The state weather bureau explained that the autumnal equinox is when the day and night will have equal length with 12 hours all over the world.

PAGASA Astronomical Observation and Time Unit Chief Mario Raymundo explained that the autumnal equinox exposes the countries below the equator or in the southern hemisphere to more sun and those above it to less sun.

“After ng September 23 ay dahan-dahan ng hahaba ang gabi sa Pilipinas na nasa northern hemisphere. Ibig sabihin ay mas maaga ng lulubog ang araw,” Raymundo said.

Raymundo said that the longer nights in the northern hemisphere will prevail until December.

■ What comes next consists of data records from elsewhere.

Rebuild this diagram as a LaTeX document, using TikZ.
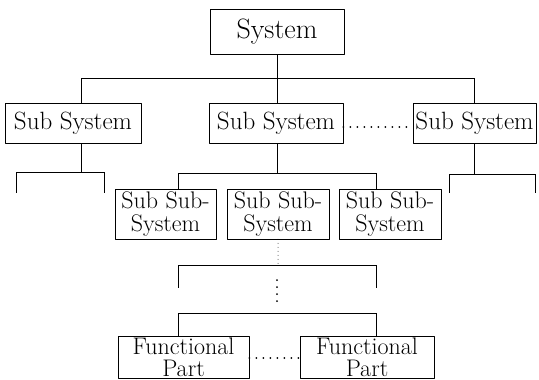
\documentclass[tikz,border=0pt]{standalone}
\usepackage{fontspec}
\begin{document}
\begin{tikzpicture}[x=1pt, y=-1pt, line join=round, line width=0.7pt,
  box/.style={draw, inner sep=0pt, align=center, font=\fontsize{25}{23}\selectfont},
  bigdots/.style={line width=2pt, line cap=round, dash pattern=on 0pt off 7pt},
  smalldots/.style={line width=0.8pt, line cap=round, dash pattern=on 0pt off 4pt}]
\useasboundingbox (0,0) rectangle (539,380);
\def\sh{40pt}\def\ssh{50pt}
\node[box, minimum width=134pt, minimum height=45pt, font=\fontsize{28}{28}\selectfont] (sys) at (277,31.5) {System};
\node[box, minimum width=136pt, minimum height=\sh] (s1) at (73,123) {Sub System};
\node[box, minimum width=134pt, minimum height=\sh] (s2) at (276,123) {Sub System};
\node[box, minimum width=123pt, minimum height=\sh] (s3) at (474.5,123) {Sub System};
\node[box, minimum width=101pt, minimum height=\ssh, font=\fontsize{24}{23}\selectfont] (ss1) at (165.5,214) {Sub Sub-\\System};
\node[box, minimum width=102pt, minimum height=\ssh, font=\fontsize{24}{23}\selectfont] (ss2) at (278,214) {Sub Sub-\\System};
\node[box, minimum width=102pt, minimum height=\ssh, font=\fontsize{24}{23}\selectfont] (ss3) at (390,214) {Sub Sub-\\System};
\node[box, minimum width=131pt, minimum height=42pt, font=\fontsize{24}{22}\selectfont] (f1) at (183.5,357.5) {Functional\\Part};
\node[box, minimum width=134pt, minimum height=42pt, font=\fontsize{24}{22}\selectfont] (f2) at (367,357.5) {Functional\\Part};
\path (81,78) coordinate (a1) (277,78) coordinate (a2) (474,78) coordinate (a3)
  (16,172) coordinate (b1) (104,172) coordinate (b2)
  (178,173) coordinate (c1) (376,173) coordinate (c2)
  (449,174) coordinate (d1) (535,174) coordinate (d2)
  (178,265) coordinate (e1) (376,265) coordinate (e2)
  (178,313) coordinate (g1) (376,313) coordinate (g2);
\draw (sys.south) -- (a2) (a1) -- (a3);
\draw (a1) -- (a1 |- s1.north) (a2) -- (a2 |- s2.north) (a3) -- (a3 |- s3.north);
\draw (a1 |- s1.south) -- (a1 |- b1) (b1) -- (b2) (b1) -- ++(0,21) (b2) -- ++(0,21);
\draw (a2 |- s2.south) -- (a2 |- c1) (c1) -- (c2) (c1) -- (c1 |- ss1.north) (c2) -- (c2 |- ss3.north);
\draw (a3 |- s3.south) -- (a3 |- d1) (d1) -- (d2) (d1) -- ++(0,19) (d2) -- ++(0,19);
\draw[smalldots] (ss2.south) -- (ss2.south |- e1);
\draw (e1) -- (e2) (e1) -- ++(0,23) (e2) -- ++(0,23);
\draw[bigdots] (277,280) -- (277,308);
\draw (g1) -- (g2) (g1) -- (g1 |- f1.north) (g2) -- (g2 |- f2.north);
\draw[bigdots] (s2.east |- 0,127) -- (s3.west |- 0,127);
\draw[bigdots] (f1.east |- 0,358) -- (f2.west |- 0,358);
\end{tikzpicture}
\end{document}
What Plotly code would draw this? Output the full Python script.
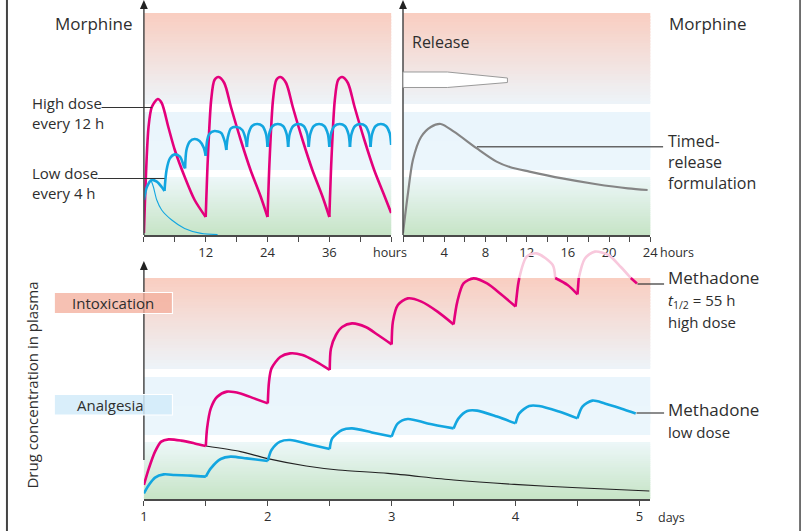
import plotly.graph_objects as go

W, H = 810, 531

# ---------------- data (concentration in arbitrary units) ----------------
# Morphine, high dose every 12 h  (hours)
morph_high_t = [0, 0.9, 1.54, 2.69, 3.46, 4.74, 6.0, 7.93, 9.85, 12,
                12.4, 13.06, 13.7, 14.5, 15.6, 16.9, 18.8, 20.7, 22.7, 24,
                24.4, 25.06, 25.7, 26.5, 27.6, 28.9, 30.8, 32.7, 34.7, 36,
                36.4, 37.06, 37.7, 38.5, 39.6, 40.9, 42.8, 44.7, 46.7, 48]
morph_high_c = [1, 54, 64, 68, 66, 54, 42.5, 29, 17.5, 9,
                37.5, 67.5, 77.5, 79, 76, 64, 47.5, 32.5, 19, 9,
                37.5, 67.5, 77.5, 79, 76, 64, 47.5, 32.5, 19, 9,
                37.5, 67.5, 77.5, 79, 76, 64, 47.5, 32.5, 19.5, 11]
morph_high_doses = [12, 24, 36]

# Morphine, low dose every 4 h
morph_low_t = [0, 0.58, 1.5, 2.5, 3.46, 4,
               4.4, 5.05, 6.0, 7.0, 7.8, 8,
               8.26, 8.9, 9.85, 10.8, 11.6, 12,
               12.3, 12.7, 13.7, 15.0, 15.7, 16,
               16.3, 16.9, 18.0, 19.1, 19.7, 20,
               20.3, 21, 22, 23, 23.7, 24,
               24.3, 25, 26, 27, 27.7, 28,
               28.3, 29, 30, 31, 31.7, 32,
               32.3, 33, 34, 35, 35.7, 36,
               36.3, 37, 38, 39, 39.7, 40,
               40.3, 41, 42, 43, 43.7, 44,
               44.3, 45, 46, 47, 47.7, 48]
morph_low_c = [17.5, 24, 27.5, 26.7, 24, 22,
               32.5, 38.3, 40.3, 39.2, 34.2, 33.3,
               42.5, 46.7, 48, 47, 43.8, 39.6,
               47.5, 50.5, 52, 51, 46.7, 42.5,
               49, 53.3, 54, 52.5, 48.5, 44,
               50.5, 54.5, 55.5, 54.5, 50.5, 44,
               50.5, 54.5, 55.5, 54.5, 50.5, 44,
               50.5, 54.5, 55.5, 54.5, 50.5, 44,
               50.5, 54.5, 55.5, 54.5, 50.5, 44,
               50.5, 54.5, 55.5, 54.5, 50.5, 44,
               50.5, 54.5, 55.5, 54.5, 50.5, 44,
               50.5, 54.5, 55.5, 54.5, 51, 45]
morph_low_doses = [4, 8, 12, 16, 20, 24, 28, 32, 36, 40, 44]

# single low dose, elimination only
morph_single_t = [1.45, 1.85, 2.5, 3.45, 5.4, 7.9, 11.1, 14.3]
morph_single_c = [27, 24, 17.5, 12.5, 7.5, 3.3, 0.8, 0.2]

# Timed-release morphine (hours 0-24)
timed_t = [0, 0.48, 0.96, 1.75, 2.7, 3.66, 4.94, 7.17, 9.08, 10.36,
           12.27, 15.46, 18.64, 21.83, 23.74]
timed_c = [1, 20.8, 37.5, 49, 54, 55.5, 51.7, 43.3, 36.7, 34,
           31.7, 28.3, 25.5, 23.3, 22.5]

# Methadone high dose (days)
meth_high_t = [1.0, 1.04, 1.09, 1.14, 1.2, 1.3, 1.41, 1.5,
               1.51, 1.54, 1.59, 1.67, 1.78, 1.89, 2.0,
               2.01, 2.03, 2.1, 2.18, 2.28, 2.39, 2.5,
               2.51, 2.55, 2.6, 2.68, 2.79, 2.89, 3.0,
               3.01, 3.05, 3.13, 3.24, 3.37, 3.5,
               3.53, 3.58, 3.66, 3.77, 3.89, 4.0,
               4.02, 4.03, 4.09, 4.17, 4.3, 4.32, 4.42, 4.5,
               4.51, 4.56, 4.64, 4.75, 4.85, 4.93, 4.98]
meth_high_c = [7, 15.3, 23.7, 28.7, 29.8, 29.2, 27.8, 26.5,
               35.3, 45.3, 51, 53.7, 52.8, 50.3, 47.8,
               58.7, 65.3, 71, 72.8, 72, 68.7, 64.5,
               75.3, 82, 86, 87.8, 86, 82, 77.3,
               88.7, 97, 100.3, 98.7, 93.7, 87.3,
               98.7, 107.8, 110.3, 107.8, 102, 96.2,
               107, 110.5, 121.2, 122.8, 117, 110.5, 107, 102.3,
               110.5, 120.3, 123.7, 122, 116, 110.5, 107.8]

# Methadone low dose (days)
meth_low_t = [1.0, 1.04, 1.09, 1.16, 1.25, 1.38, 1.5,
              1.54, 1.62, 1.7, 1.83, 2.0,
              2.03, 2.1, 2.18, 2.34, 2.5,
              2.52, 2.6, 2.68, 2.84, 3.0,
              3.05, 3.13, 3.29, 3.5,
              3.54, 3.61, 3.69, 3.85, 4.0,
              4.03, 4.11, 4.19, 4.35, 4.5,
              4.54, 4.62, 4.72, 4.85, 4.97]
meth_low_c = [2.8, 7, 10.7, 12.3, 12, 11.7, 11.2,
              15.3, 20, 21.2, 20.3, 19,
              24.5, 28.7, 29.5, 27.3, 25,
              30.3, 34.5, 35.3, 33.3, 31.2,
              37.8, 40, 37.8, 35.3,
              40.3, 44, 44.2, 41.2, 37.8,
              42.8, 46.5, 46.5, 43.7, 40.3,
              46.2, 49.2, 47.8, 45.3, 42.8]
meth_doses = [1.5, 2.0, 2.5, 3.0, 3.5, 4.0, 4.5]

# single methadone dose, elimination only
meth_single_t = [1.5, 1.78, 1.99, 2.31, 2.57, 2.97, 3.5, 3.99, 4.5, 5.08]
meth_single_c = [26.5, 23.7, 20.3, 16.5, 14.5, 12.8, 9.5, 7.3, 5.6, 4]

# axis ticks
hours48_ticks = [0, 6, 12, 18, 24, 30, 36, 42, 48]
hours48_text = [" ", " ", "12", " ", "24", " ", "36", " ", " "]
hours24_ticks = [0, 2, 4, 6, 8, 10, 12, 14, 16, 18, 20, 22, 24]
hours24_text = [" ", " ", "4", " ", "8", " ", "12", " ", "16", " ", "20", " ", "24"]
days_ticks = [1, 1.5, 2, 2.5, 3, 3.5, 4, 4.5, 5]
days_text = ["1", " ", "2", " ", "3", " ", "4", " ", "5"]

# therapeutic bands (bottom, top) for upper and lower panels
top_bands = {"tox": (65.5, 111), "analg": (32.5, 61.5), "low": (0, 29)}
bot_bands = {"tox": (65, 110.5), "analg": (32, 61), "low": (0, 28.5)}

MAGENTA = "#e4007c"
MAGENTA_LIGHT = "#f8c8dc"
BLUE = "#13a6e0"
GRAY = "#858585"
AX = "#4a4a4a"
TXT = "#2e2e2e"
FONT = "Open Sans, sans-serif"


def px(x):
    return x / W


def py(y):
    return 1 - y / H


def split_at(ts, cs, cuts):
    # break the line at each dose so the cusps stay sharp
    xs, ys = [], []
    for i, (t, c) in enumerate(zip(ts, cs)):
        xs.append(t)
        ys.append(c)
        if t in cuts and 0 < i < len(ts) - 1:
            xs += [None, t]
            ys += [None, c]
    return xs, ys


def hex2rgb(h):
    h = h.lstrip("#")
    return tuple(int(h[i:i + 2], 16) for i in (0, 2, 4))


def mix(c1, c2, f):
    a, b = hex2rgb(c1), hex2rgb(c2)
    return "rgb(%d,%d,%d)" % tuple(round(a[i] + (b[i] - a[i]) * f) for i in range(3))


def gradient(xr, yr, y0, y1, c_top, c_bot, n=30):
    out = []
    h = (y1 - y0) / n
    for i in range(n):
        top = y1 - i * h
        bot = max(y0, top - h * 1.6)
        out.append(dict(type="rect", xref=xr, yref=yr, x0=0, x1=1, y0=bot, y1=top,
                        fillcolor=mix(c_top, c_bot, (i + 0.5) / n),
                        line=dict(width=0), layer="below"))
    return out


fig = go.Figure()

shapes = []
for xr, yr, bands in [("x domain", "y", top_bands), ("x2 domain", "y2", top_bands),
                      ("x3 domain", "y3", bot_bands)]:
    shapes += gradient(xr, yr, *bands["tox"], "#f9cdc0", "#edf4f9")
    shapes += gradient(xr, yr, *bands["analg"], "#eaf5fc", "#ebf6fc", n=2)
    shapes += gradient(xr, yr, *bands["low"], "#edf7f9", "#c6e4c6")


def line(x0, y0, x1, y1, color=AX, width=1.5):
    return dict(type="line", xref="paper", yref="paper", x0=px(x0), y0=py(y0),
                x1=px(x1), y1=py(y1), line=dict(color=color, width=width))


def arrow_head(x, y):
    path = "M %f %f L %f %f L %f %f Z" % (px(x), py(y), px(x - 4), py(y + 9), px(x + 4), py(y + 9))
    return dict(type="path", xref="paper", yref="paper", path=path,
                fillcolor="#222", line=dict(width=0))


# y axes with arrows
shapes += [line(142, 235, 142, 6), arrow_head(142, 0),
           line(405, 235, 405, 6), arrow_head(405, 0),
           line(142, 460, 142, 268), arrow_head(142, 261)]

# leader lines
shapes += [line(99, 107.5, 150, 107.5, "#333", 1.2),
           line(95, 178.5, 163, 178.5, "#333", 1.2),
           line(480, 146.7, 669, 146.7, "#666", 1.5),
           line(643, 284, 670, 284, "#333", 1.2),
           line(642, 413, 670, 413, "#666", 1.5)]

# frame
shapes += [line(3, 0, 3, 531, "#444", 2), line(808, 0, 808, 531, "#444", 1.5)]

# release "capsule"
cap = "M %f %f L %f %f L %f %f L %f %f L %f %f L %f %f Z" % (
    px(405), py(72), px(450), py(72), px(511), py(78),
    px(511), py(82.5), px(450), py(87.5), px(405), py(87.5))
shapes.append(dict(type="path", xref="paper", yref="paper", path=cap,
                   fillcolor="white", line=dict(color="#9a9a9a", width=1)))

# legend boxes in the lower panel
shapes.append(dict(type="rect", xref="paper", yref="paper", x0=px(51), x1=px(171),
                   y0=py(313.5), y1=py(292.5), fillcolor="rgba(243,176,158,0.78)",
                   line=dict(color="white", width=1.2)))
shapes.append(dict(type="rect", xref="paper", yref="paper", x0=px(51), x1=px(171),
                   y0=py(415), y1=py(394.5), fillcolor="rgba(210,235,249,0.85)",
                   line=dict(color="white", width=1.2)))

# ---------------- traces ----------------
x, y = split_at(morph_high_t, morph_high_c, morph_high_doses)
fig.add_trace(go.Scatter(x=x, y=y, xaxis="x", yaxis="y", mode="lines",
                         line=dict(color=MAGENTA, width=2.6, shape="spline", smoothing=0.8)))
fig.add_trace(go.Scatter(x=morph_single_t, y=morph_single_c, xaxis="x", yaxis="y", mode="lines",
                         line=dict(color=BLUE, width=1.1, shape="spline", smoothing=0.8)))
x, y = split_at(morph_low_t, morph_low_c, morph_low_doses)
fig.add_trace(go.Scatter(x=x, y=y, xaxis="x", yaxis="y", mode="lines",
                         line=dict(color=BLUE, width=2.6, shape="spline", smoothing=0.8)))

fig.add_trace(go.Scatter(x=timed_t, y=timed_c, xaxis="x2", yaxis="y2", mode="lines",
                         line=dict(color=GRAY, width=2.2, shape="spline", smoothing=0.8)))

fig.add_trace(go.Scatter(x=meth_single_t, y=meth_single_c, xaxis="x3", yaxis="y3", mode="lines",
                         line=dict(color="#222", width=1.1, shape="spline", smoothing=0.8)))
x, y = split_at(meth_low_t, meth_low_c, meth_doses)
fig.add_trace(go.Scatter(x=x, y=y, xaxis="x3", yaxis="y3", mode="lines",
                         line=dict(color=BLUE, width=2.6, shape="spline", smoothing=0.8)))

x, y = split_at(meth_high_t, meth_high_c, meth_doses)
limit = bot_bands["tox"][1]
y_dark = [v if v is not None and v <= limit else None for v in y]
y_light = [v if v is not None and v >= limit else None for v in y]
fig.add_trace(go.Scatter(x=x, y=y_light, xaxis="x3", yaxis="y3", mode="lines",
                         line=dict(color=MAGENTA_LIGHT, width=2.6, shape="spline", smoothing=0.8)))
fig.add_trace(go.Scatter(x=x, y=y_dark, xaxis="x3", yaxis="y3", mode="lines",
                         line=dict(color=MAGENTA, width=2.6, shape="spline", smoothing=0.8)))

# ---------------- text ----------------
def label(text, x, y, size=15, anchor="left", **kw):
    return dict(text=text, x=px(x), y=py(y), xref="paper", yref="paper",
                xanchor=anchor, yanchor="middle", align="left", showarrow=False,
                font=dict(family=FONT, size=size, color=TXT), **kw)


small = "<span style='font-size:15px'>%s</span>"
annotations = [
    label("Morphine", 50, 23, 17),
    label("Morphine", 673, 23, 17),
    label("Release", 412, 42, 16),
    label("High dose<br>every 12 h", 26, 112.5, 15),
    label("Low dose<br>every 4 h", 26, 183, 15),
    label("Timed-<br>release<br>formulation", 672, 162, 16),
    label("Methadone<br>" + small % "<i>t</i><sub>1/2</sub> = 55 h" + "<br>" + small % "high dose",
          672, 299, 17),
    label("Methadone<br>" + small % "low dose", 672, 420, 17),
    label("Intoxication", 111, 303, 15, anchor="center"),
    label("Analgesia", 108, 405, 15, anchor="center"),
    label("Drug concentration in plasma", 28, 385, 15, anchor="center", textangle=-90),
    label("hours", 392, 252, 12.5, anchor="center"),
    label("hours", 664, 252, 12.5),
    label("days", 662, 517, 12.5),
]

axis_common = dict(showline=True, linecolor=AX, linewidth=1.5, ticks="outside",
                   ticklen=5, tickwidth=1.2, tickcolor=AX, showgrid=False,
                   zeroline=False, fixedrange=True,
                   tickfont=dict(family=FONT, size=13, color=TXT))
yaxis_common = dict(visible=False, fixedrange=True, showgrid=False, zeroline=False)

fig.update_layout(
    width=W, height=H, margin=dict(l=0, r=0, t=0, b=0),
    paper_bgcolor="white", plot_bgcolor="white",
    showlegend=False, hovermode=False,
    xaxis=dict(domain=[px(142), px(393)], range=[0, 48], anchor="y",
               tickvals=hours48_ticks, ticktext=hours48_text, **axis_common),
    yaxis=dict(domain=[py(235), 1], range=[0, 117.5], anchor="x", **yaxis_common),
    xaxis2=dict(domain=[px(405), px(656)], range=[0, 24], anchor="y2",
                tickvals=hours24_ticks, ticktext=hours24_text, **axis_common),
    yaxis2=dict(domain=[py(235), 1], range=[0, 117.5], anchor="x2", **yaxis_common),
    xaxis3=dict(domain=[px(142), px(656)], range=[1, 5.0875], anchor="y3",
                tickvals=days_ticks, ticktext=days_text, **axis_common),
    yaxis3=dict(domain=[py(499), py(245)], range=[0, 127], anchor="x3", **yaxis_common),
    shapes=shapes,
    annotations=annotations,
)

# page body has a default 8px margin; drop it so the figure sits at the window origin
fig.write_html("out.html", config={"displayModeBar": False},
               post_script="document.body.style.margin='0';document.body.style.overflow='hidden';")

“Pagdating ng December, mga around 5:30 p.m. pa lang ay lulubog na ang araw,” Raymundo said.

Raymundo said the autumnal equinox signifies the approach of winter in the northern hemisphere and summer in the southern hemisphere.

Aside from longer nights, PAGASA weather forecaster Robert Badrina said the country will also start experiencing cold weather as the southwest monsoon shift to the cold-weather-associated northeast monsoon or “hanging amihan” beginning next month.

The northeast monsoon is the cold wind from China and Siberia that blows into the country from late October until mid-February, often associated with Christmas season.

The transition of weather occurs twice a year, in March and in September where the astronomical event is called vernal equinox and autumnal equinox, respectively.

Meanwhile, Raymundo also reported that a super moon or the perigee moon, is expected to happen on September 28.

The super moon is the phenomenon when the full moon is closest to the earth during its yearly orbit. The moon’s normal average distance from the Earth is about 384,400 kilometers.

Raymundo noted that the anticipated super moon is the most visible and closest to the Earth among the super moon events this year as it will appear about 14 percent bigger and 30 percent brighter.

PAGASA said that the moon will be nearest to the Earth at 356,877 kilometers at 9:46 a.m., September 28.